In the lyrics, Swift hints at wedding plans, singing: “You swore that you loved me but where were the clues, I died on the altar waiting for the proof”, as well as being upset at having to leave London which she said she “loved”.
She also makes a reference to “the house in the Heath” she left behind. The singer was often seen in Hampstead Heath with Alwyn when they dated, as he lived in north London.
“And I’m pissed off you let me give you all that youth for free,” she sings. “Me locking myself away in my house for a lot of years – I’ll never get that time back.”
Swift was performing her Eras tour when it was reported that she and Alwyn had split – and the first show she played was in Florida, which is the title of one of her new songs, featuring Florence Welch from Florence and the Machine.
“The hurricane with my name when it came, I got drunk and I dare it to wash me away,” she sings.
In another song, Fresh Out The Slammer, Swift discusses feeling isolated in a relationship. “Another summer taking cover, rolling thunder, he don’t understand me.
“Splintered back in winter, silent dinners, bitter he was with her in dreams.”
Romance with Matty Healy
Image: Matt Healy. Pic: PA
Meanwhile, fans have interpreted the lyrics to the first song on the album titled Fortnight, featuring US star Post Malone, to be about British singer Matty Healy, whom she was rumoured to be dating briefly last year after her split from Alwyn.
Swift sings: “Sometimes I wonder if you’re gonna screw this up with me, but you told Lucy you’d kill yourself if I ever leave and I had said that to Jack about you so I felt seen, everyone we know understands why it’s meant to be.”
But who are Lucy and Jack – the friends the lovers are confiding in?
Fans have suggested Lucy could be Lucy Dacus, a singer in the band Boygenius, who is friends with Healy.
Meanwhile, Swift’s close friend Jack Antonoff was a producer on the song.
While Swift doesn’t namecheck Healy, a number of other songs appear to reference him, including Guilty As Sin where she sings about having “fatal fantasies” for someone from her past while in a relationship.
Fans are also suggesting the song The Smallest Man Who Ever Lived appears to allude to Healy “ghosting” her.
“You tried to buy some pills, from a friend of mine, they just ghosted you, now you know what it feels like.”
New relationship with Travis Kelce
Image: Travis Kelce kisses Taylor Swift after the Super Bowl final. Pic: John Locher / AP
“I’m making a comeback to where I belong”, she sings in her 15th track, The Alchemy.
This song certainly seems to be a nod to her blossoming romance with Kansas City Chiefs star Travis Kelce.
The song references American football terms including “touch down”, “the team”, “warm the benches” and “winning streak”.

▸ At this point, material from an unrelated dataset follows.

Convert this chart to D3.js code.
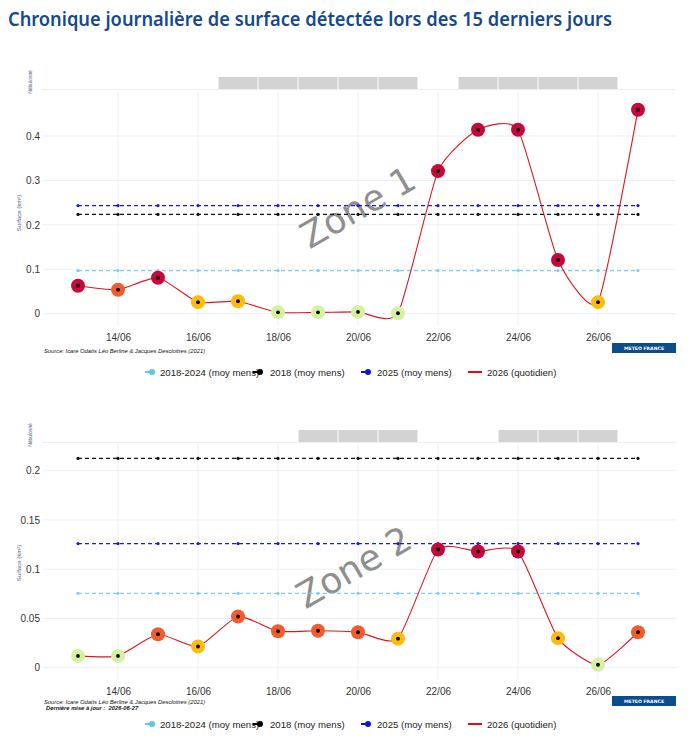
<!DOCTYPE html>
<html>
<head>
<meta charset="utf-8">
<script src="https://cdn.jsdelivr.net/npm/d3@7"></script>
<style>
  body { margin: 0; background: #fff; }
  svg { display: block; }
</style>
</head>
<body>
<div id="vis"></div>
<script>
// Declare data
const DAYS = ["2026-06-13", "2026-06-14", "2026-06-15", "2026-06-16", "2026-06-17",
              "2026-06-18", "2026-06-19", "2026-06-20", "2026-06-21", "2026-06-22",
              "2026-06-23", "2026-06-24", "2026-06-25", "2026-06-26", "2026-06-27"];
const X_TICKS = ["2026-06-14", "2026-06-16", "2026-06-18", "2026-06-20",
                 "2026-06-22", "2026-06-24", "2026-06-26"];

const ZONE1_VALUES = [0.063, 0.054, 0.081, 0.026, 0.028, 0.003, 0.003, 0.004, 0.001,
                      0.321, 0.414, 0.414, 0.121, 0.026, 0.459];
const ZONE1_CLASSES = ["c", "o", "c", "y", "y", "g", "g", "g", "g", "c", "c", "c", "c", "y", "c"];
const ZONE1_MEANS = [0.097, 0.2235, 0.2435];   // 2018-2024, 2018, 2025
const ZONE1_CLOUDY = ["2026-06-17", "2026-06-18", "2026-06-19", "2026-06-20", "2026-06-21",
                      "2026-06-23", "2026-06-24", "2026-06-25", "2026-06-26"];
const ZONE1_Y_TICKS = [0, 0.1, 0.2, 0.3, 0.4];

const ZONE2_VALUES = [0.012, 0.012, 0.034, 0.0215, 0.052, 0.037, 0.0375, 0.036, 0.0295,
                      0.120, 0.118, 0.118, 0.030, 0.003, 0.036];
const ZONE2_CLASSES = ["g", "g", "o", "y", "o", "o", "o", "o", "y", "c", "c", "c", "y", "g", "o"];
const ZONE2_MEANS = [0.0755, 0.2125, 0.126];
const ZONE2_CLOUDY = ["2026-06-19", "2026-06-20", "2026-06-21",
                      "2026-06-24", "2026-06-25", "2026-06-26"];
const ZONE2_Y_TICKS = [0, 0.05, 0.1, 0.15, 0.2];

const LEGEND = ["2018-2024 (moy mens)", "2018 (moy mens)", "2025 (moy mens)", "2026 (quotidien)"];

// Declare constants
const FRAME_WIDTH = 688;
const FRAME_HEIGHT = 738;
const MEAN_COLORS = ["#7fd0ee", "#111111", "#1a1ad0"];
const LEGEND_COLORS = ["#5cc3ee", "#000000", "#1010e0", "#e00b0b"];
const POINT_COLORS = {c: "#c6093b", o: "#f45b2c", y: "#fbbc0c", g: "#d5f1a0"};
const GRID = "#ebeff5";
const parse = d3.timeParse("%Y-%m-%d");

const SVG = d3.select("#vis")
  .append("svg")
    .attr("width", FRAME_WIDTH)
    .attr("height", FRAME_HEIGHT);

SVG.append("text")
  .attr("x", 8)
  .attr("y", 26)
  .attr("font-family", "Noto Sans")
  .attr("font-weight", 600)
  .attr("font-size", "20px")
  .attr("fill", "#16498a")
  .attr("textLength", 604)
  .attr("lengthAdjust", "spacingAndGlyphs")
  .text("Chronique journalière de surface détectée lors des 15 derniers jours");

const X_SCALE = d3.scaleTime()
  .domain([parse(DAYS[0]), parse(DAYS[DAYS.length - 1])])
  .range([78, 638]);

function panel(cfg) {
  const data = DAYS.map((d, i) => ({date: parse(d), value: cfg.values[i], cls: cfg.classes[i]}));

  const Y_SCALE = d3.scaleLinear()
    .domain([0, cfg.yMax])
    .range([cfg.y0, cfg.yTop]);

  const g = SVG.append("g");

  // nebulosite strip
  g.selectAll(".cloud")
    .data(cfg.cloudy)
    .enter()
    .append("rect")
      .attr("x", (d) => X_SCALE(parse(d)) - 19.5)
      .attr("y", cfg.stripTop)
      .attr("width", 39)
      .attr("height", 12)
      .attr("fill", "#d3d3d3");

  g.append("line")
    .attr("x1", 42).attr("x2", 676)
    .attr("y1", cfg.stripTop + 12.5).attr("y2", cfg.stripTop + 12.5)
    .attr("stroke", GRID);

  g.append("text")
    .attr("transform", "translate(32," + (cfg.stripTop + 5) + ") rotate(-90)")
    .attr("text-anchor", "middle")
    .attr("font-family", "Liberation Sans")
    .attr("font-size", "5px")
    .attr("fill", "#52608a")
    .text("Nébulosité");

  // grid
  g.selectAll(".hgrid")
    .data(cfg.yTicks)
    .enter()
    .append("line")
      .attr("x1", 43).attr("x2", 676)
      .attr("y1", (d) => Y_SCALE(d)).attr("y2", (d) => Y_SCALE(d))
      .attr("stroke", GRID);

  g.selectAll(".vgrid")
    .data(X_TICKS)
    .enter()
    .append("line")
      .attr("x1", (d) => X_SCALE(parse(d))).attr("x2", (d) => X_SCALE(parse(d)))
      .attr("y1", cfg.stripTop + 15).attr("y2", cfg.y0 + 12)
      .attr("stroke", GRID);

  // axes
  const yAxis = g.append("g")
    .attr("transform", "translate(44,0)")
    .call(d3.axisLeft(Y_SCALE).tickValues(cfg.yTicks).tickSize(0).tickPadding(4)
      .tickFormat((d) => String(d)));
  yAxis.select(".domain").remove();
  yAxis.selectAll("text")
    .attr("font-family", "Liberation Sans")
    .attr("font-size", "10px")
    .attr("fill", "#333");

  const xAxis = g.append("g")
    .attr("transform", "translate(0," + (cfg.y0 + 17) + ")")
    .call(d3.axisBottom(X_SCALE).tickValues(X_TICKS.map(parse)).tickSize(0)
      .tickFormat(d3.timeFormat("%d/%m")));
  xAxis.select(".domain").remove();
  xAxis.selectAll("text")
    .attr("font-family", "Liberation Sans")
    .attr("font-size", "10px")
    .attr("fill", "#333");

  g.append("text")
    .attr("transform", "translate(21," + cfg.labelY + ") rotate(-90)")
    .attr("text-anchor", "middle")
    .attr("font-family", "Liberation Sans")
    .attr("font-size", "6px")
    .attr("fill", "#52608a")
    .text("Surface (km²)");

  // zone label
  g.append("text")
    .attr("transform", "translate(" + cfg.zoneX + "," + cfg.zoneY + ") rotate(-30)")
    .attr("text-anchor", "middle")
    .attr("font-family", "DejaVu Sans")
    .attr("font-size", "36px")
    .attr("fill", "#8f8f8f")
    .text(cfg.zone);

  // mean lines
  cfg.means.forEach((m, k) => {
    g.append("line")
      .attr("x1", X_SCALE(data[0].date)).attr("x2", X_SCALE(data[data.length - 1].date))
      .attr("y1", Y_SCALE(m)).attr("y2", Y_SCALE(m))
      .attr("stroke", MEAN_COLORS[k])
      .attr("stroke-width", 1.2)
      .attr("stroke-dasharray", "4,3");
    g.selectAll(".mdot" + k)
      .data(data)
      .enter()
      .append("circle")
        .attr("cx", (d) => X_SCALE(d.date))
        .attr("cy", Y_SCALE(m))
        .attr("r", 1.6)
        .attr("fill", MEAN_COLORS[k]);
  });

  // daily line
  const line = d3.line()
    .x((d) => X_SCALE(d.date))
    .y((d) => Y_SCALE(d.value))
    .curve(d3.curveCardinal.tension(0.45));

  g.append("path")
    .datum(data)
    .attr("d", line)
    .attr("fill", "none")
    .attr("stroke", "#e0161c")
    .attr("stroke-width", 1.1);

  g.selectAll(".pt")
    .data(data)
    .enter()
    .append("circle")
      .attr("cx", (d) => X_SCALE(d.date))
      .attr("cy", (d) => Y_SCALE(d.value))
      .attr("r", 7)
      .attr("fill", (d) => POINT_COLORS[d.cls]);

  g.selectAll(".ptc")
    .data(data)
    .enter()
    .append("circle")
      .attr("cx", (d) => X_SCALE(d.date))
      .attr("cy", (d) => Y_SCALE(d.value))
      .attr("r", 1.9)
      .attr("fill", "#000");

  // source + logo
  g.append("text")
    .attr("x", 44).attr("y", cfg.sourceY)
    .attr("font-family", "Liberation Sans")
    .attr("font-style", "italic")
    .attr("font-size", "5.8px")
    .attr("fill", "#111")
    .text("Source: Icare Odatis Léo Berline & Jacques Descloitres (2021)");

  if (cfg.updated) {
    g.append("text")
      .attr("x", 46).attr("y", cfg.sourceY + 6)
      .attr("font-family", "Liberation Sans")
      .attr("font-style", "italic")
      .attr("font-weight", "bold")
      .attr("font-size", "5.8px")
      .attr("fill", "#111")
      .attr("xml:space", "preserve")
      .text("Dernière mise à jour :  " + cfg.updated);
  }

  g.append("rect")
    .attr("x", 612).attr("y", cfg.logoY)
    .attr("width", 64).attr("height", 10)
    .attr("fill", "#0b4d8c");
  g.append("text")
    .attr("x", 644).attr("y", cfg.logoY + 6.8)
    .attr("text-anchor", "middle")
    .attr("font-family", "DejaVu Sans")
    .attr("font-weight", "bold")
    .attr("font-size", "4.6px")
    .attr("fill", "#fff")
    .text("METEO FRANCE");

  // legend
  const legendX = [145, 253, 361, 468];
  const textX = [160, 270, 377, 487];
  LEGEND.forEach((name, k) => {
    const ly = cfg.legendY;
    if (k < 3) {
      g.append("line")
        .attr("x1", legendX[k]).attr("x2", legendX[k] + 8)
        .attr("y1", ly).attr("y2", ly)
        .attr("stroke", LEGEND_COLORS[k]).attr("stroke-width", 2);
      g.append("circle")
        .attr("cx", legendX[k] + 7).attr("cy", ly).attr("r", 3)
        .attr("fill", LEGEND_COLORS[k]);
    } else {
      g.append("line")
        .attr("x1", legendX[k]).attr("x2", legendX[k] + 14)
        .attr("y1", ly).attr("y2", ly)
        .attr("stroke", LEGEND_COLORS[k]).attr("stroke-width", 2);
    }
    g.append("text")
      .attr("x", textX[k]).attr("y", ly + 3.5)
      .attr("font-family", "Liberation Sans")
      .attr("font-size", "9.6px")
      .attr("fill", "#222")
      .text(name);
  });
}

panel({values: ZONE1_VALUES, classes: ZONE1_CLASSES, means: ZONE1_MEANS, cloudy: ZONE1_CLOUDY,
       yTicks: ZONE1_Y_TICKS, yMax: 0.4, y0: 313.7, yTop: 136, stripTop: 77, labelY: 213,
       zone: "Zone 1", zoneX: 364, zoneY: 218, sourceY: 353, logoY: 343, legendY: 372});

panel({values: ZONE2_VALUES, classes: ZONE2_CLASSES, means: ZONE2_MEANS, cloudy: ZONE2_CLOUDY,
       yTicks: ZONE2_Y_TICKS, yMax: 0.2, y0: 667.7, yTop: 470.7, stripTop: 430, labelY: 563,
       zone: "Zone 2", zoneX: 360, zoneY: 578, sourceY: 704, logoY: 696, legendY: 724,
       updated: "2026-06-27"});
</script>
</body>
</html>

Swift began dating the athlete last year and her attendance at the Super Bowl made headlines around the world, including that kiss with Kelce after the Chiefs’ victory. The couple recently attended the Coachella music festival together.
Image: Pic: Jennifer Johnson/Shutterstock for Neon Carnival
“Shirts off, and your friends lift you up over their heads,” she sings.
“Beer sticking to the floor, cheers chanted, cause they said there was no chance, trying to be the greatest in the league, where’s the trophy, he just comes running over to me.”
Kelce, who has recently landed a role as host of the game show Are You Smarter Than A Celebrity?, said he listened to parts of the album and said it’s “unbelievable”.
Image: Kim Kardashian, with former husband Kanye West, in 2015. Pic: Rex/Startraks/Shutterstock
In one of the additional new songs, thanK you aIMee, fans have been decoding what they believe is a reference to Kim Kardashian. The letters capitalised in the title spell Kim.
Kardashian’s ex-husband Kanye Westinfamously stormed the stage at the 2009 VMAs as Swift accepted her award for best video by a female artist, a stunt he later claimed in a lyric “made that b**** famous“.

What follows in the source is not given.